Posted in Pertinent Patent Regulations

Is Technology Transfer (Finally) Going Mainstream?

2013 has been a banner year. In his State-of-the-State Address of 9 January, Governor Cuomo mentioned Technology Transfer by name. (Transcript of Governor Andrew M. Cuomo’s 2013 State of the State Address, specifically paragraphs 11 & 12). Okay. The Governor actually called our profession “tech-transfer” (twice) but he did explain what we do quite succinctly. He mentioned New York State’s lack of VC funding as one of the gaps we need to fill.
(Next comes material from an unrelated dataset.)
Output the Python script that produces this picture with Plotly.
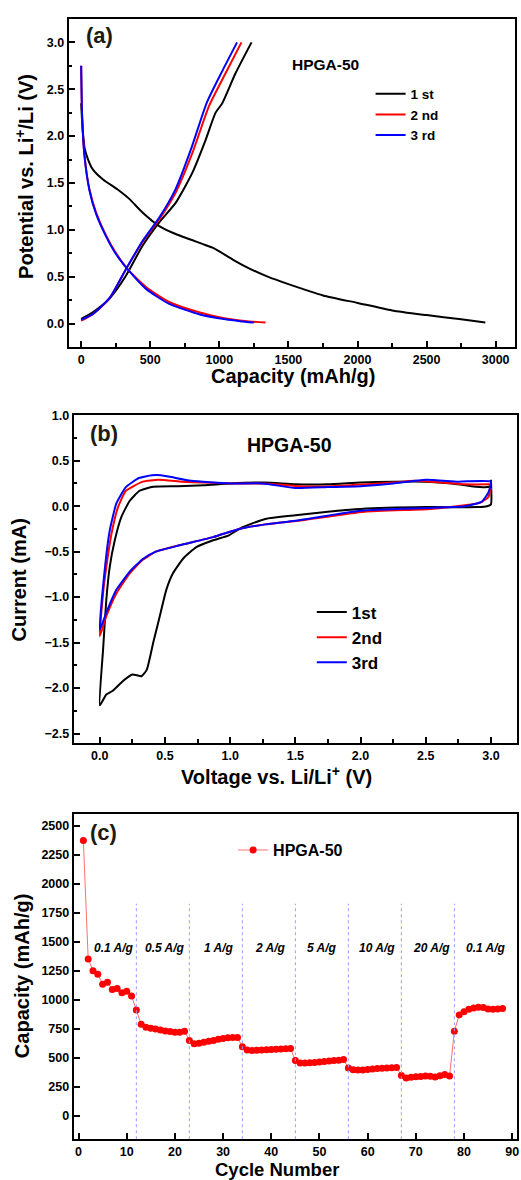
import plotly.graph_objects as go

W, H = 521, 1180
FONT = "Liberation Sans"

# ---------------- Panel (a): charge/discharge profiles ----------------
cap_dis_1 = [0, 5, 12, 25, 50, 84, 156, 264, 348, 444, 565, 684, 877, 950, 1000, 1100, 1200, 1350,
             1500, 1750, 2000, 2250, 2500, 2750, 2925]
pot_dis_1 = [2.35, 2.20, 2.05, 1.87, 1.75, 1.645, 1.54, 1.43, 1.33, 1.185, 1.04, 0.955, 0.85, 0.81,
             0.77, 0.68, 0.60, 0.50, 0.42, 0.30, 0.22, 0.14, 0.09, 0.045, 0.01]
cap_chg_1 = [0, 84, 204, 324, 444, 565, 685, 805, 901, 973, 1021, 1117, 1233]
pot_chg_1 = [0.05, 0.12, 0.265, 0.51, 0.83, 1.08, 1.29, 1.61, 1.96, 2.25, 2.35, 2.67, 3.0]

cap_dis_2 = [0, 7, 24, 60, 108, 180, 248, 336, 469, 637, 853, 1045, 1200, 1334]
pot_dis_2 = [2.75, 2.21, 1.79, 1.43, 1.185, 0.94, 0.76, 0.58, 0.39, 0.23, 0.12, 0.053, 0.025, 0.01]
cap_chg_2 = [0, 84, 204, 324, 444, 565, 685, 805, 925, 1045, 1160]
pot_chg_2 = [0.03, 0.10, 0.265, 0.58, 0.87, 1.11, 1.40, 1.82, 2.32, 2.67, 3.0]

cap_dis_3 = [0, 7, 24, 60, 108, 180, 248, 336, 469, 637, 853, 1045, 1150, 1250]
pot_dis_3 = [2.75, 2.21, 1.79, 1.42, 1.17, 0.93, 0.75, 0.58, 0.37, 0.21, 0.10, 0.045, 0.025, 0.01]
cap_chg_3 = [0, 84, 204, 324, 444, 565, 685, 795, 910, 1030, 1128]
pot_chg_3 = [0.04, 0.10, 0.27, 0.58, 0.88, 1.13, 1.44, 1.86, 2.36, 2.72, 3.0]

# ---------------- Panel (b): cyclic voltammetry ----------------
volt_1 = [3.0, 3.0, 2.97, 2.9, 2.5, 2.0, 1.75, 1.5, 1.27, 1.095, 0.99, 0.87, 0.74, 0.64, 0.56,
          0.51, 0.46, 0.41, 0.36, 0.32, 0.25, 0.18, 0.10, 0.05, 0.0,
          0.025, 0.05, 0.076, 0.115, 0.165, 0.23, 0.305, 0.41, 0.6, 0.8, 1.0, 1.27,
          1.5, 1.75, 2.0, 2.25, 2.5, 2.7, 2.85, 2.97, 3.0]
curr_1 = [0.29, 0.02, 0.0, -0.01, -0.01, -0.03, -0.06, -0.10, -0.14, -0.23, -0.32, -0.375, -0.45,
          -0.575, -0.74, -0.92, -1.21, -1.50, -1.80, -1.87, -1.85, -1.92, -2.03, -2.07, -2.19,
          -1.58, -1.03, -0.67, -0.375, -0.12, 0.06, 0.17, 0.215, 0.22, 0.23, 0.25, 0.26,
          0.24, 0.24, 0.26, 0.27, 0.27, 0.25, 0.22, 0.21, 0.22]

volt_2 = [3.0, 2.98, 2.92, 2.8, 2.54, 2.03, 1.52, 1.27, 1.07, 0.87, 0.61, 0.43, 0.33, 0.23, 0.127,
          0.05, 0.0, 0.025, 0.05, 0.09, 0.14, 0.2, 0.33, 0.45, 0.63, 0.8, 1.01, 1.27, 1.52, 1.78,
          2.03, 2.25, 2.41, 2.54, 2.8, 3.0]
curr_2 = [0.20, 0.10, 0.04, 0.01, -0.03, -0.06, -0.16, -0.20, -0.25, -0.34, -0.43, -0.50, -0.59,
          -0.74, -0.96, -1.21, -1.43, -0.96, -0.67, -0.30, -0.01, 0.17, 0.27, 0.29, 0.27, 0.26, 0.25,
          0.25, 0.22, 0.22, 0.24, 0.26, 0.28, 0.27, 0.24, 0.24]

volt_3 = [3.0, 2.98, 2.93, 2.8, 2.5, 2.0, 1.5, 1.27, 1.07, 0.87, 0.61, 0.43, 0.33, 0.23, 0.127,
          0.05, 0.0, 0.04, 0.076, 0.127, 0.2, 0.3, 0.4, 0.47, 0.55, 0.7, 1.0, 1.25, 1.5, 1.75, 2.0,
          2.25, 2.5, 2.75, 3.0]
curr_3 = [0.27, 0.15, 0.05, 0.0, -0.02, -0.05, -0.16, -0.20, -0.25, -0.34, -0.43, -0.50, -0.58,
          -0.72, -0.92, -1.17, -1.36, -0.67, -0.27, 0.03, 0.21, 0.31, 0.34, 0.34,
          0.32, 0.28, 0.25, 0.25, 0.20, 0.21, 0.22, 0.25, 0.29, 0.27, 0.27]

# ---------------- Panel (c): rate capability ----------------
cycles = list(range(1, 89))
capacity = [2375, 1355, 1253, 1222, 1137, 1153, 1091, 1100, 1062, 1076, 1036, 914, 791, 766, 758,
            750, 741, 734, 728, 722, 722, 731,
            652, 624, 627, 636, 645, 652, 662, 669, 674, 678, 678,
            597, 569, 565, 567, 570, 572, 574, 576, 578, 580, 582,
            478, 458, 458, 460, 462, 466, 470, 474, 478, 482, 488,
            415, 400, 397, 398, 402, 406, 410, 412, 414, 416, 418,
            349, 329, 335, 338, 340, 345, 344, 336, 347, 358, 345,
            732, 872, 900, 920, 932, 938, 935, 922, 921, 923, 928]
rate_boundaries = [12, 23, 34, 45, 56, 67, 78]
rate_labels = ["0.1 A/g", "0.5 A/g", "1 A/g", "2 A/g", "5 A/g", "10 A/g", "20 A/g", "0.1 A/g"]
rate_label_x = [7.4, 17.9, 29.1, 39.9, 50.6, 62.0, 73.2, 84.6]

BLACK, RED, BLUE = "#000000", "#ff0000", "#0000ff"


def px(x):
    return x / W


def py(y):
    return 1 - y / H


fig = go.Figure()

# panel a traces
for xs, ys, c, name, show in [
    (cap_dis_1, pot_dis_1, BLACK, "1 st", True), (cap_chg_1, pot_chg_1, BLACK, "1 st", False),
    (cap_dis_2, pot_dis_2, RED, "2 nd", True), (cap_chg_2, pot_chg_2, RED, "2 nd", False),
    (cap_dis_3, pot_dis_3, BLUE, "3 rd", True), (cap_chg_3, pot_chg_3, BLUE, "3 rd", False),
]:
    fig.add_trace(go.Scatter(x=xs, y=ys, mode="lines", name=name, showlegend=show,
                             legend="legend", legendgroup="a" + name,
                             line=dict(color=c, width=2, shape="spline", smoothing=0.6),
                             xaxis="x", yaxis="y"))

# panel b traces
for xs, ys, c, name in [(volt_1, curr_1, BLACK, "1st"), (volt_2, curr_2, RED, "2nd"),
                        (volt_3, curr_3, BLUE, "3rd")]:
    fig.add_trace(go.Scatter(x=xs, y=ys, mode="lines", name=name, legend="legend2",
                             line=dict(color=c, width=2, shape="spline", smoothing=0.45),
                             xaxis="x2", yaxis="y2"))

# panel c
fig.add_trace(go.Scatter(x=cycles, y=capacity, mode="lines+markers", name="HPGA-50",
                         legend="legend3",
                         line=dict(color="#ff7070", width=1),
                         marker=dict(color=RED, size=7),
                         xaxis="x3", yaxis="y3"))

for b in rate_boundaries:
    fig.add_shape(type="line", xref="x3", yref="y3", x0=b, x1=b, y0=-200, y1=1830,
                  line=dict(color="#9a9aff", width=1, dash="dot"))

tickfont = dict(family=FONT, size=12.5, color="black", weight="bold")
common = dict(showline=True, linecolor="black", linewidth=2, mirror=True, ticks="inside",
              ticklen=6, tickwidth=1.5, tickcolor="black", showgrid=False, zeroline=False,
              tickfont=tickfont, ticklabeloverflow="allow")
minor = dict(ticks="inside", ticklen=3.5, tickwidth=1.5, tickcolor="black", showgrid=False)

fig.update_layout(
    width=W, height=H, margin=dict(l=0, r=0, t=0, b=0),
    paper_bgcolor="white", plot_bgcolor="white",
    xaxis=dict(domain=[px(69), px(517)], anchor="y", range=[-90, 3140], tick0=0, dtick=500,
               minor=dict(dtick=250, **minor), **common),
    yaxis=dict(domain=[py(342), py(12)], anchor="x", range=[-0.25, 3.25], tick0=0, dtick=0.5,
               tickformat=".1f", minor=dict(dtick=0.25, **minor), **common),
    xaxis2=dict(domain=[px(74), px(519)], anchor="y2", range=[-0.2, 3.2], tick0=0, dtick=0.5,
                tickformat=".1f", minor=dict(dtick=0.25, **minor), **common),
    yaxis2=dict(domain=[py(740), py(410.7)], anchor="x2", range=[-2.6, 1.0], tick0=0, dtick=0.5,
                tickformat=".1f", minor=dict(dtick=0.25, **minor), **common),
    xaxis3=dict(domain=[px(74), px(519)], anchor="y3", range=[-1, 91], tick0=0, dtick=10,
                **common),
    yaxis3=dict(domain=[py(1139), py(812.3)], anchor="x3", range=[-200, 2600], tick0=0,
                dtick=250, **common),
    legend=dict(x=px(372), y=py(72), xanchor="left", yanchor="top", bgcolor="rgba(0,0,0,0)",
                font=dict(family=FONT, size=13.5, color="black", weight="bold"),
                tracegroupgap=0),
    legend2=dict(x=px(313), y=py(591), xanchor="left", yanchor="top", bgcolor="rgba(0,0,0,0)",
                 font=dict(family=FONT, size=17, color="black", weight="bold")),
    legend3=dict(x=px(234), y=py(831), xanchor="left", yanchor="top", bgcolor="rgba(0,0,0,0)",
                 font=dict(family=FONT, size=16, color="black", weight="bold")),
)

ann = []


def text(x, y, s, size, angle=0, style="normal", xanchor="center", color="black"):
    ann.append(dict(x=px(x), y=py(y), xref="paper", yref="paper", text=s, showarrow=False,
                    textangle=angle, xanchor=xanchor, yanchor="middle",
                    font=dict(family=FONT, size=size, color=color, weight="bold", style=style)))


# panel labels
text(84, 29, "(a)", 22, xanchor="left", color="#1f1a10")
text(88, 429, "(b)", 22, xanchor="left", color="#1f1a10")
text(88, 830, "(c)", 22, xanchor="left", color="#1f1a10")
# sample names
text(327, 58, "HPGA-50", 15.5)
text(291, 441, "HPGA-50", 19.5)
# axis titles
text(25, 170, "Potential vs. Li<sup>+</sup>/Li (V)", 20, angle=-90)
text(294, 371, "Capacity (mAh/g)", 20)
text(19, 576, "Current (mA)", 20, angle=-90)
text(278, 773, "Voltage vs. Li/Li<sup>+</sup> (V)", 20)
text(22, 975, "Capacity (mAh/g)", 20, angle=-90)
text(278, 1169, "Cycle Number", 18.5)

for lx, lab in zip(rate_label_x, rate_labels):
    ann.append(dict(x=lx, y=1450, xref="x3", yref="y3", text=lab, showarrow=False,
                    font=dict(family=FONT, size=12, color="black", weight="bold",
                              style="italic")))

fig.update_layout(annotations=ann)

fig.write_html("out.html", config={"displayModeBar": False},
               post_script="document.body.style.margin='0';document.body.style.overflow='hidden';")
In his address, the Governor strongly put forward the idea of “innovation hotspots” that are currently being discussed as an important end-of-the-legislative-term accomplishment that needs to get done in the next week, or so.
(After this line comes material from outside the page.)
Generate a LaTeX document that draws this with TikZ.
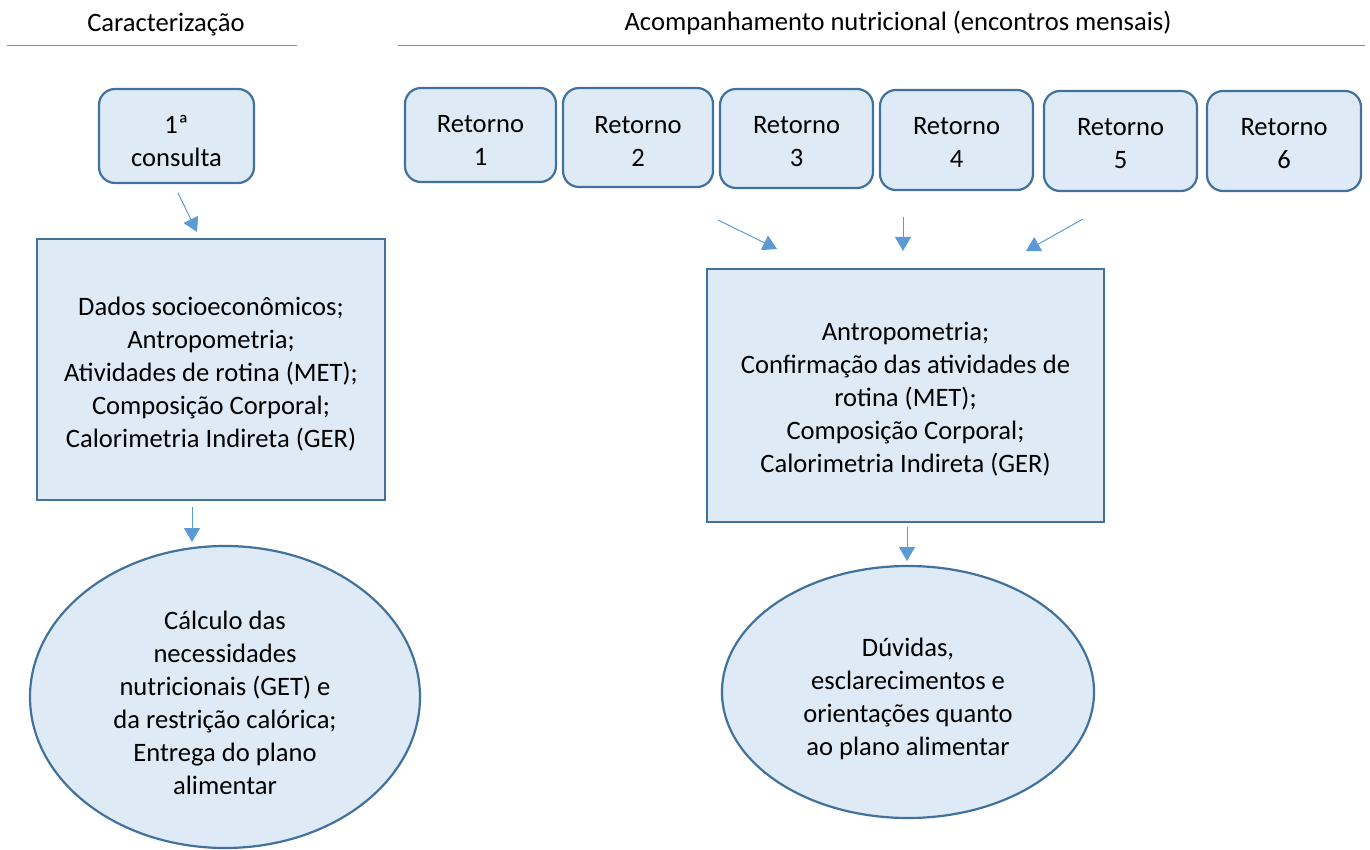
\documentclass[tikz,border=0pt]{standalone}
\usepackage{fontspec}
\setmainfont{Carlito}
\usetikzlibrary{arrows.meta,shapes.geometric}
\definecolor{fillb}{HTML}{DEEAF6}
\definecolor{strokeb}{HTML}{41719C}
\definecolor{arrb}{HTML}{5B9BD5}
\begin{document}
\begin{tikzpicture}[x=1pt,y=-1pt,
  txt/.style={font=\fontsize{26.6}{33}\selectfont, align=center},
  rbox/.style={draw=strokeb, fill=fillb, line width=2.2pt, rounded corners=16pt, inner sep=0pt},
  sbox/.style={draw=strokeb, fill=fillb, line width=2.2pt, inner sep=0pt},
  ebox/.style={ellipse, draw=strokeb, fill=fillb, line width=2.2pt, inner sep=0pt},
  conn/.style={draw=arrb, line width=1pt, -{Triangle[length=14pt,width=16pt]}, arrb},
  rule/.style={draw=arrb, line width=0.9pt}
]
\useasboundingbox (0,0) rectangle (1370,850);

% titles
\node[txt] (t1) at (166,25) {Caracterização};
\node[txt] (t2) at (898,23) {Acompanhamento nutricional (encontros mensais)};
\draw[rule] (7,45) -- (297,45);
\draw[rule] (398,45) -- (1365,45);

% left column
\path (176.5,136) node[rbox, minimum width=155pt, minimum height=94pt] (c1) {}
      ++(0,5) node[txt] (c1t) {1ª\\consulta};
\path (211,369.5) node[sbox, minimum width=348pt, minimum height=261pt] (d1) {}
      ++(0,4.5) node[txt] (d1t) {Dados socioeconômicos;\\Antropometria;\\Atividades de rotina (MET);\\Composição Corporal;\\Calorimetria Indireta (GER)};
\path (225,697) node[ebox, minimum width=390pt, minimum height=302pt] (e1) {}
      ++(0,6) node[txt] (e1t) {Cálculo das\\necessidades\\nutricionais (GET) e\\da restrição calórica;\\Entrega do plano\\alimentar};

% retornos
\path (480.5,135) node[rbox, minimum width=151pt, minimum height=94pt] (r1) {}
      ++(0,5) node[txt] (r1t) {Retorno\\1};
\path (638,137.5) node[rbox, minimum width=150pt, minimum height=99pt] (r2) {}
      ++(0,3.5) node[txt] (r2t) {Retorno\\2};
\path (796.5,138.5) node[rbox, minimum width=153pt, minimum height=99pt] (r3) {}
      ++(0,3.5) node[txt] (r3t) {Retorno\\3};
\path (956.5,140) node[rbox, minimum width=153pt, minimum height=100pt] (r4) {}
      ++(0,2) node[txt] (r4t) {Retorno\\4};
\path (1120.5,141) node[rbox, minimum width=153pt, minimum height=100pt] (r5) {}
      ++(0,2.5) node[txt] (r5t) {Retorno\\5};
\path (1284,141) node[rbox, minimum width=154pt, minimum height=100pt] (r6) {}
      ++(0,2.5) node[txt] (r6t) {Retorno\\6};

% right column
\path (905.5,395.5) node[sbox, minimum width=397pt, minimum height=253pt] (d2) {}
      ++(0,4) node[txt] (d2t) {Antropometria;\\Confirmação das atividades de\\rotina (MET);\\Composição Corporal;\\Calorimetria Indireta (GER)};
\path (908,692) node[ebox, minimum width=372pt, minimum height=252pt] (e2) {}
      ++(0,6.5) node[txt] (e2t) {Dúvidas,\\esclarecimentos e\\orientações quanto\\ao plano alimentar};

% arrow end points
\coordinate (a1s) at (178,193); \coordinate (a1e) at (197,232);
\coordinate (a2s) at (192,507); \coordinate (a2e) at (192,542);
\coordinate (a3s) at (718,220); \coordinate (a3e) at (777,249);
\coordinate (a4s) at (903,217); \coordinate (a4e) at (903,251);
\coordinate (a5s) at (1083,219); \coordinate (a5e) at (1026,251);
\coordinate (a6s) at (907,527); \coordinate (a6e) at (907,561);

\draw[conn] (a1s) -- (a1e);
\draw[conn] (a2s) -- (a2e);
\draw[conn] (a3s) -- (a3e);
\draw[conn] (a4s) -- (a4e);
\draw[conn] (a5s) -- (a5e);
\draw[conn] (a6s) -- (a6e);
\end{tikzpicture}
\end{document}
On Tuesday, President Obama announced plans to deter unhelpful patent litigation by legislating against non-practicing entities. In the common parlance, these NPEs are known as “patent trolls.” In fact, the White House press release uses the word “troll” no fewer than five times.

Articles have sprung up all over, with catchy titles like “Obama announces action against patent trolls” (World Intellectual Property Review), “Make Patent Trolls Pay in Court” (The New York Times), and “Obama wants to crack down on patent trolls. That’s not enough.” (The Washington Post). We will discuss the issue of non-practicing entries in another post.

For now, it’s simply a relief to have formerly esoteric topics such as patent trolls and, indeed, the entire discipline of technology transfer being openly discussed. Who knows where this will lead? A general and wide-spread understanding and awareness of technology transfer? Maybe even one day the e-mails announcing deals on servers and the telephone calls soliciting employment in the Information Technology Department will stop. But probably not.

Posted in Pertinent Patent Regulations

What is the “Technology” in Technology Transfer?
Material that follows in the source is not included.